By seeking to adopt a map to put more Democrats in power in areas currently represented by Republicans, they are asking voters to temporarily bypass the state’s independent, nonpartisan redistricting commission, which for the past two decades has prioritized maps that keep similar communities together and provide more electoral opportunities for communities of color.
Does that mean that the proposed new congressional districts would be less representative of voters, beyond party preferences? We looked into some common questions.
Who drew the Prop. 50 map?
Paul Mitchell, a veteran Democratic redistricting expert in Sacramento, and a group of similar consultants drew the map. Mitchell explained in an interview that he took input from California’s Democratic congressional delegation before sending a proposed map to the Democratic Congressional Campaign Committee.
The committee then sent the proposal to the state Legislature, which adopted the map as part of its vote to put Prop. 50 on the November ballot. The proposition would allow the state to temporarily use those proposed district lines.

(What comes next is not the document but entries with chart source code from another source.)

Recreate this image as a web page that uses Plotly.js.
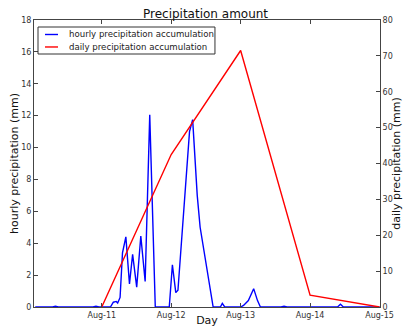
<!DOCTYPE html>
<html>
<head>
<meta charset="utf-8">
<script src="https://cdn.plot.ly/plotly-3.0.1.min.js"></script>
<style>html,body{margin:0;padding:0;background:#fff;}#chart{width:403px;height:327px;}</style>
</head>
<body>
<div id="chart"></div>
<script>
// hourly precipitation accumulation (mm), left axis
const hourlyTimes = [
  "2014-08-10 01:00","2014-08-10 07:00","2014-08-10 08:00","2014-08-10 09:00",
  "2014-08-10 21:00","2014-08-10 22:00","2014-08-10 23:00",
  "2014-08-11 03:00","2014-08-11 04:00","2014-08-11 05:00","2014-08-11 05:30",
  "2014-08-11 06:20","2014-08-11 07:10","2014-08-11 08:20","2014-08-11 09:35",
  "2014-08-11 10:40","2014-08-11 12:05","2014-08-11 13:30","2014-08-11 15:00",
  "2014-08-11 16:35","2014-08-11 18:30","2014-08-11 23:20",
  "2014-08-12 00:25","2014-08-12 01:35","2014-08-12 02:20","2014-08-12 04:30",
  "2014-08-12 06:20","2014-08-12 07:25","2014-08-12 09:00","2014-08-12 10:00",
  "2014-08-12 11:50","2014-08-12 13:30","2014-08-12 14:30","2014-08-12 17:00",
  "2014-08-12 17:40","2014-08-12 18:30",
  "2014-08-13 00:00","2014-08-13 01:00","2014-08-13 02:40","2014-08-13 04:30",
  "2014-08-13 05:50","2014-08-13 06:50","2014-08-13 14:00","2014-08-13 15:00",
  "2014-08-13 16:00",
  "2014-08-14 09:30","2014-08-14 10:30","2014-08-14 11:30","2014-08-15 00:00"
];
const hourlyValues = [
  0,0,0.05,0,
  0,0.05,0,
  0,0.3,0.35,0.25,
  0.6,3.4,4.4,1.45,
  3.3,1.25,4.45,1.6,
  12.05,0,0,
  2.65,0.9,1.05,6.3,
  11.0,11.75,7.0,5.0,
  3.0,1.2,0,0,
  0.23,0,
  0,0.1,0.4,1.15,
  0.4,0,0,0.05,
  0,
  0,0.18,0,0
];
// daily precipitation accumulation (mm), right axis
const dailyTimes = ["2014-08-11","2014-08-12","2014-08-13","2014-08-14","2014-08-15"];
const dailyValues = [0, 42.5, 71.5, 3.3, 0];

const tickDays = ["2014-08-11","2014-08-12","2014-08-13","2014-08-14","2014-08-15"];
const tickLabels = ["Aug-11","Aug-12","Aug-13","Aug-14","Aug-15"];

const seriesNames = ["hourly precipitation accumulation", "daily precipitation accumulation"];
const seriesColors = ["#0000ff", "#ff0000"];

const FONT = "DejaVu Sans, sans-serif";
const AX = "#444";

const traces = [
  {x: hourlyTimes, y: hourlyValues, type: "scatter", mode: "lines",
   name: seriesNames[0], line: {color: seriesColors[0], width: 1.4}},
  {x: dailyTimes, y: dailyValues, type: "scatter", mode: "lines", yaxis: "y2",
   name: seriesNames[1], line: {color: seriesColors[1], width: 1.4}}
];

// compact matplotlib-style legend drawn in paper coordinates
const legTop = 0.9756, legBottom = 0.8815, legLeft = 0.0116, legRight = 0.523;
const rowY = [0.9495, 0.906];
const shapes = [
  {type: "rect", xref: "paper", yref: "paper", x0: legLeft, x1: legRight, y0: legBottom, y1: legTop,
   line: {color: "#333", width: 1}, fillcolor: "#fff", layer: "above"}
];
const annotations = [];
seriesNames.forEach((nm, i) => {
  shapes.push({type: "line", xref: "paper", yref: "paper", x0: 0.0318, x1: 0.0694, y0: rowY[i], y1: rowY[i],
               line: {color: seriesColors[i], width: 1.4}, layer: "above"});
  annotations.push({xref: "paper", yref: "paper", x: 0.0954, y: rowY[i], xanchor: "left", yanchor: "middle",
                    text: nm, showarrow: false, font: {family: FONT, size: 8.6, color: "#222"}});
});

const layout = {
  width: 403, height: 327,
  margin: {l: 34, r: 23, t: 20, b: 20, pad: 0},
  paper_bgcolor: "#fff", plot_bgcolor: "#fff",
  font: {family: FONT, size: 8, color: "#333"},
  title: {text: "Precipitation amount", font: {family: FONT, size: 12, color: "#111"},
          x: 0.51, xanchor: "center", yref: "container", y: 0.957, yanchor: "middle"},
  showlegend: false,
  shapes: shapes,
  annotations: annotations,
  xaxis: {
    type: "date", range: ["2014-08-10 00:35", "2014-08-15 00:10"],
    tickvals: tickDays, ticktext: tickLabels,
    ticks: "inside", ticklen: 4, tickcolor: AX, mirror: "ticks",
    showline: true, linecolor: AX, linewidth: 1, showgrid: false, zeroline: false,
    tickfont: {size: 8, color: "#333"},
    title: {text: "Day", font: {size: 11, color: "#111"}, standoff: 3}
  },
  yaxis: {
    range: [0, 18], dtick: 2, ticks: "inside", ticklen: 4, tickcolor: AX,
    showline: true, linecolor: AX, linewidth: 1, showgrid: false, zeroline: false,
    tickfont: {size: 8, color: "#333"},
    title: {text: "hourly precipitation (mm)", font: {size: 11, color: "#111"}, standoff: 0}
  },
  yaxis2: {
    overlaying: "y", side: "right",
    range: [0, 80], dtick: 10, ticks: "inside", ticklen: 4, tickcolor: AX,
    showline: true, linecolor: AX, linewidth: 1, showgrid: false, zeroline: false,
    tickfont: {size: 8, color: "#333"},
    title: {text: "daily precipitation (mm)", font: {size: 11, color: "#111"}, standoff: 4}
  }
};

Plotly.newPlot("chart", traces, layout, {displayModeBar: false, staticPlot: true});
</script>
</body>
</html>
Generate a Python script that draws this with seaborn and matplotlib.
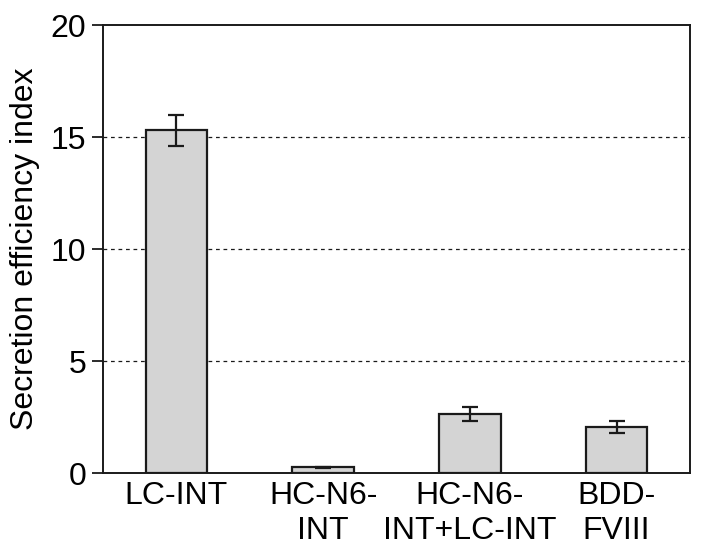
import matplotlib
matplotlib.use("Agg")
import matplotlib.pyplot as plt
import seaborn as sns
import pandas as pd

categories = ["LC-INT", "HC-N6-\nINT", "HC-N6-\nINT+LC-INT", "BDD-\nFVIII"]
values = [15.3, 0.27, 2.65, 2.05]
errors = [0.7, 0.02, 0.32, 0.27]
yticks = [0, 5, 10, 15, 20]

sns.set_theme(style="white")
plt.rcParams['font.family'] = ['Liberation Sans', 'DejaVu Sans']
plt.rcParams['text.color'] = 'black'
plt.rcParams['axes.labelcolor'] = 'black'
plt.rcParams['xtick.color'] = 'black'
plt.rcParams['ytick.color'] = 'black'

df = pd.DataFrame({"cat": categories, "val": values})
fig = plt.figure(figsize=(7.03, 5.56), dpi=100)
ax = fig.add_axes([0.1465, 0.149, 0.835, 0.806])

sns.barplot(data=df, x="cat", y="val", ax=ax, color="#d4d4d4", width=0.42,
            edgecolor="#1a1a1a", linewidth=1.6, errorbar=None, saturation=1)
ax.errorbar(range(len(values)), values, yerr=errors, fmt="none",
            ecolor="#1a1a1a", elinewidth=1.6, capsize=5.5, capthick=1.6, zorder=5)

ax.set_ylim(0, 20)
ax.set_xlim(-0.5, 3.5)
ax.set_yticks(yticks)
ax.set_yticklabels([str(t) for t in yticks])
for t in [5, 10, 15]:
    ax.axhline(t, color="#1a1a1a", linestyle=(0, (3, 3)), linewidth=0.9, zorder=0)
ax.set_axisbelow(True)

ax.set_xlabel("")
ax.set_ylabel("Secretion efficiency index", fontsize=23, labelpad=8)
ax.tick_params(axis="y", direction="out", length=8, width=1.3, color="#1a1a1a",
               labelsize=23, left=True, pad=4)
ax.tick_params(axis="x", length=0, labelsize=23, pad=6)
for s in ax.spines.values():
    s.set_color("#1a1a1a")
    s.set_linewidth(1.4)
    s.set_visible(True)

fig.savefig("out.png", dpi=100)
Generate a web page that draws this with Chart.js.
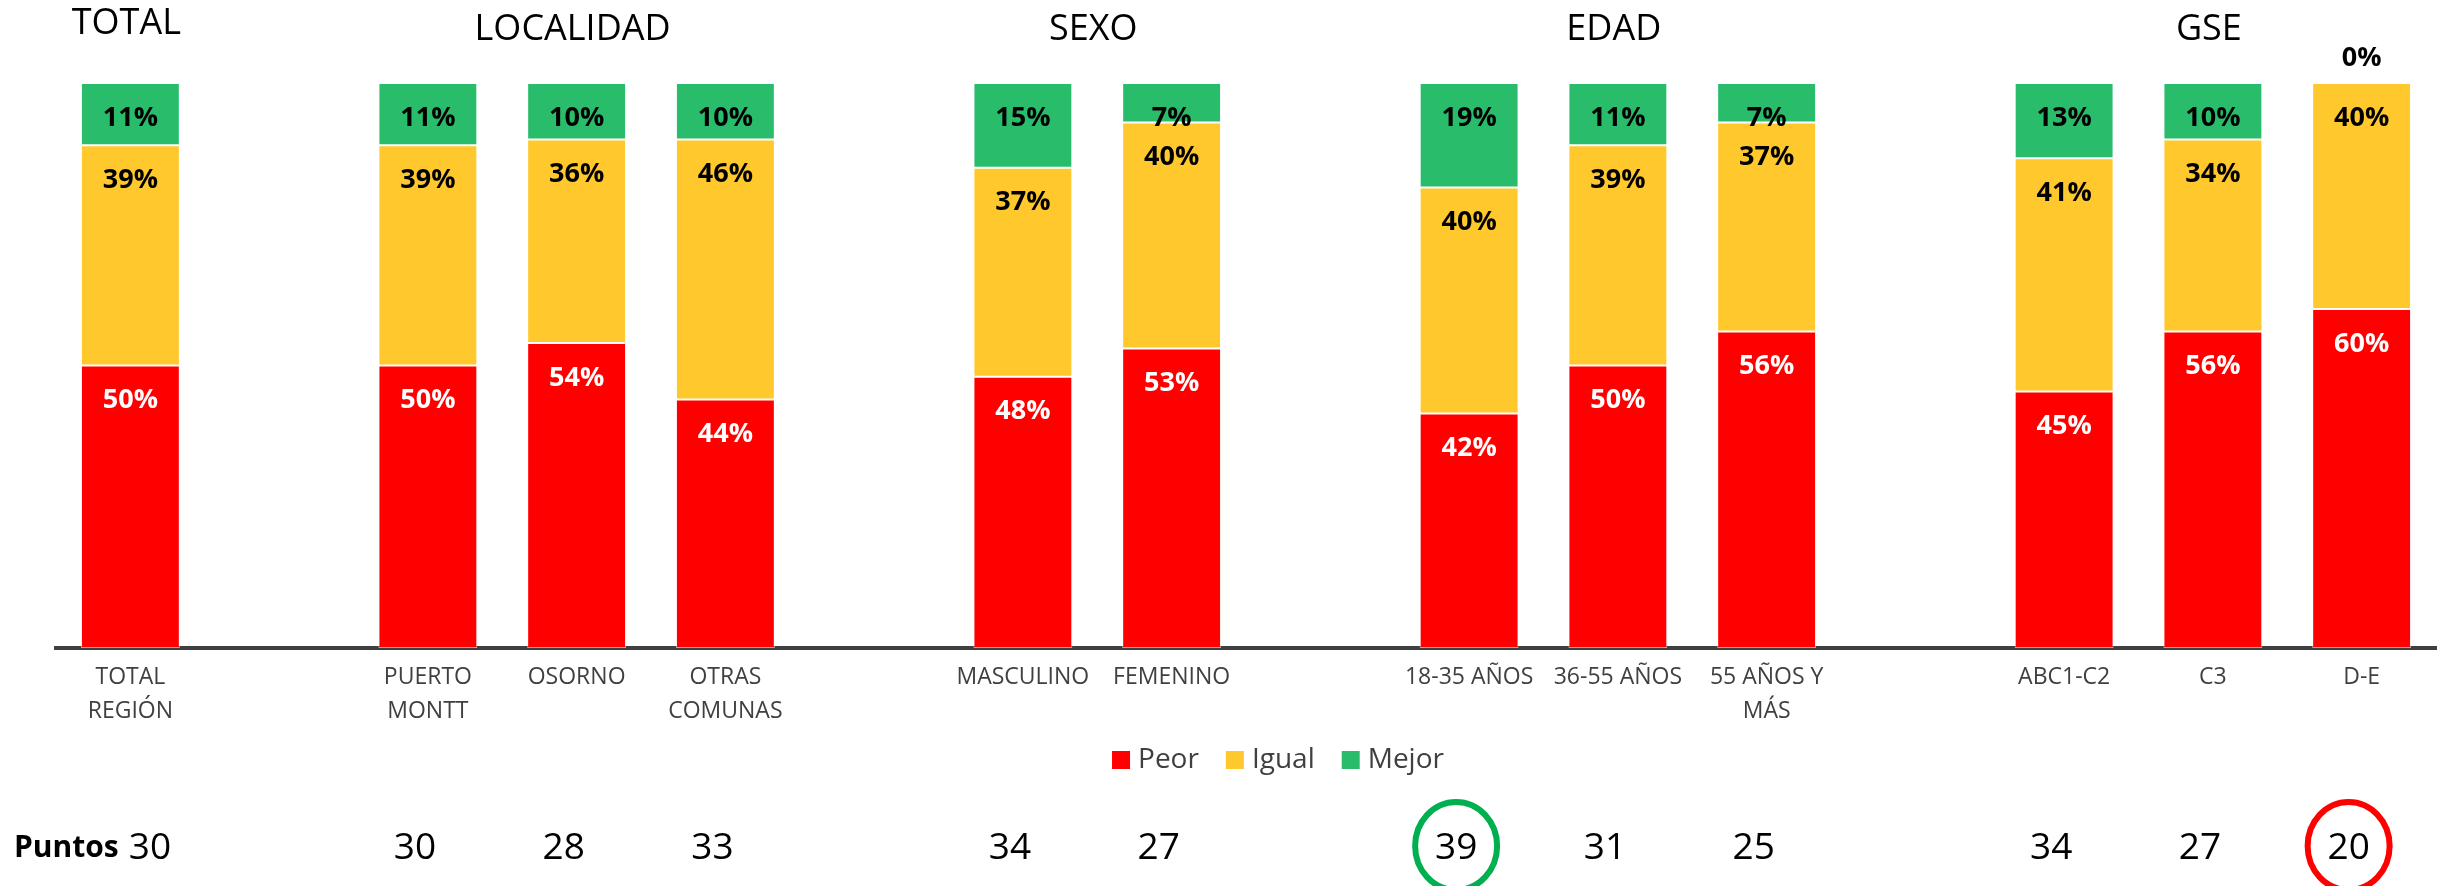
<!DOCTYPE html>
<html lang="es">
<head>
<meta charset="utf-8">
<title>Peor / Igual / Mejor</title>
<script src="https://cdn.jsdelivr.net/npm/chart.js@4.4.1/dist/chart.umd.min.js"></script>
<style>
  html, body { margin: 0; padding: 0; background: #fff; }
</style>
</head>
<body>
<canvas id="chart" width="2441" height="886"></canvas>
<script>
const categories = [
  ['TOTAL', 'REGIÓN'], '', ['PUERTO', 'MONTT'], 'OSORNO', ['OTRAS', 'COMUNAS'], '',
  'MASCULINO', 'FEMENINO', '', '18-35 AÑOS', '36-55 AÑOS', ['55 AÑOS Y', 'MÁS'], '',
  'ABC1-C2', 'C3', 'D-E'
];
const peor  = [50, null, 50, 54, 44, null, 48, 53, null, 41.5, 50, 56, null, 45.4, 56, 60];
const igual = [39, null, 39, 36, 46, null, 37, 40, null, 40, 39, 37, null, 41.3, 34, 40];
const mejor = [11, null, 11, 10, 10, null, 15, 7, null, 18.5, 11, 7, null, 13.3, 10, 0];
const puntos = [30, null, 30, 28, 33, null, 34, 27, null, 39, 31, 25, null, 34, 27, 20];

const groupNames = ['TOTAL', 'LOCALIDAD', 'SEXO', 'EDAD', 'GSE'];
const groupFirst = [0, 2, 6, 9, 13];
const groupLast  = [0, 4, 7, 11, 15];

const circledCats = [9, 15];
const circleColors = ['#00b050', '#ff0000'];

const colors = { peor: '#ff0000', igual: '#ffc82c', mejor: '#29bd6b', text: '#404040' };
const FONT = "'Open Sans', sans-serif";

// labels, headings, legend and the "Puntos" row
const overlay = {
  id: 'overlay',
  afterDatasetsDraw(chart) {
    const ctx = chart.ctx;
    const x = chart.scales.x;
    ctx.save();
    ctx.textAlign = 'center';
    ctx.textBaseline = 'middle';

    // value labels, near the top of each segment
    ctx.font = `bold 27px ${FONT}`;
    chart.data.datasets.forEach((ds, di) => {
      chart.getDatasetMeta(di).data.forEach((bar, i) => {
        const v = ds.data[i];
        if (v == null) return;
        ctx.fillStyle = di === 0 ? '#ffffff' : '#000000';
        const y = v > 0 ? bar.y + 35 : bar.y - 25;
        ctx.fillText(Math.round(v) + '%', bar.x, y);
      });
    });

    // group headings
    ctx.fillStyle = '#000000';
    ctx.font = `36px ${FONT}`;
    groupNames.forEach((name, g) => {
      const cx = (x.getPixelForValue(groupFirst[g]) + x.getPixelForValue(groupLast[g])) / 2;
      ctx.fillText(name, cx - 4, g === 0 ? 24 : 30);
    });

    // legend
    ctx.font = `28px ${FONT}`;
    ctx.textAlign = 'left';
    const box = 18, gap = 8, space = 27;
    const items = chart.data.datasets.map(d => ({ label: d.label, color: d.backgroundColor }));
    const widths = items.map(it => box + gap + ctx.measureText(it.label).width);
    const total = widths.reduce((a, b) => a + b, 0) + space * (items.length - 1);
    let lx = 1278 - total / 2;
    const ly = 760;
    items.forEach((it, k) => {
      ctx.fillStyle = it.color;
      ctx.fillRect(lx, ly - box / 2, box, box);
      ctx.fillStyle = colors.text;
      ctx.fillText(it.label, lx + box + gap, ly);
      lx += widths[k] + space;
    });

    // points row
    const py = 848;
    ctx.fillStyle = '#000000';
    ctx.font = `bold 30px ${FONT}`;
    ctx.fillText('Puntos', 14, py);
    const afterLabel = 14 + ctx.measureText('Puntos').width + 10;
    ctx.font = `37px ${FONT}`;
    puntos.forEach((p, i) => {
      if (p == null) return;
      if (i === 0) {
        ctx.textAlign = 'left';
        ctx.fillText(String(p), afterLabel, py);
        return;
      }
      ctx.textAlign = 'center';
      ctx.fillText(String(p), x.getPixelForValue(i) - 13, py);
    });

    // highlighted points
    ctx.lineWidth = 6;
    circledCats.forEach((c, k) => {
      ctx.strokeStyle = circleColors[k];
      ctx.beginPath();
      ctx.ellipse(x.getPixelForValue(c) - 13, py - 2, 41, 44, 0, 0, Math.PI * 2);
      ctx.stroke();
    });
    ctx.restore();
  }
};

const barStyle = { borderColor: 'rgba(255,255,255,0.55)', borderWidth: 1, borderSkipped: false };

new Chart(document.getElementById('chart'), {
  type: 'bar',
  data: {
    labels: categories,
    datasets: [
      { label: 'Peor', data: peor, backgroundColor: colors.peor, ...barStyle },
      { label: 'Igual', data: igual, backgroundColor: colors.igual, ...barStyle },
      { label: 'Mejor', data: mejor, backgroundColor: colors.mejor, ...barStyle }
    ]
  },
  options: {
    responsive: false,
    animation: false,
    barPercentage: 0.665,
    categoryPercentage: 1,
    layout: { padding: { left: 56, right: 5, top: 83, bottom: 0 } },
    plugins: { legend: { display: false }, tooltip: { enabled: false } },
    scales: {
      x: {
        stacked: true,
        grid: { display: false, drawTicks: false },
        border: { display: true, color: colors.text, width: 4 },
        ticks: {
          autoSkip: false,
          maxRotation: 0,
          padding: 12,
          color: colors.text,
          font: { family: FONT, size: 23, lineHeight: 1.48 }
        },
        afterFit: s => { s.height = 238; }
      },
      y: { stacked: true, display: false, min: 0, max: 100 }
    }
  },
  plugins: [overlay]
});
</script>
</body>
</html>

Isn’t California already gerrymandered?
Not quite.
Many Republicans, including Vice President J.D. Vance, already complain that under California’s current map, Democrats control over 80% of congressional seats even though the party got just under 60% of statewide votes in the 2024 presidential election.
But that doesn’t mean the maps are intentionally drawn to give Democrats an unfair advantage.
Registered Democrats outnumber Republicans nearly two-to-one. The citizen commission that drew the maps, composed of equal numbers of Democrats and Republicans as well as four independents, were specifically forbidden from considering party registration in deciding how to draw the lines. They did have to consider geography, and Democrats and Republicans don’t live in an even distribution across the state. Plus, several of the current blue districts are highly competitive, with the incumbent Democrats winning them last year with razor-thin margins.
Two academic institutions that rate states’ redistricting plans say California’s current map is mostly fair. PlanScore found the map is tilted toward Democrats by two measures and balanced by two other measures. Princeton University’s Gerrymandering Project gave California’s map a “B” score on partisan fairness, docking it only for giving incumbent politicians an advantage. (The proposed new map got an “F” from the organization.)
Would the new map further divide communities?
Both proponents and opponents of Prop. 50 claim their favored map – the existing one or the proposed new one – keeps cities and counties together more often, resulting in better representation by keeping similar communities under the same congressmember.
So which is it? It depends how you look at it, and each side phrases their claims differently. The proponents of Prop. 50 are correct in saying their map splits fewer total cities and counties into two or more districts than the current map. That’s according to analyses of both maps by HaystaqDNA, the firm that assisted with the nonpartisan redistricting in 2021.
An analysis by the nonpartisan Public Policy Institute of California found that difference to be nearly negligible.
But the Democrats’ map has more cities and counties that are split among three or more districts, rather than only two. That’s why opponents are also correct in saying Prop. 50 splits communities more times — though in their argument mailed to voters, they overcounted the number of times.
But keeping cities and counties intact isn’t the only way to judge the quality of a congressional district.
For starters, big cities have to be split into multiple districts to ensure that each congressmember represents the same number of people. Both maps give each district 760,066 Californians, give or take one constituent.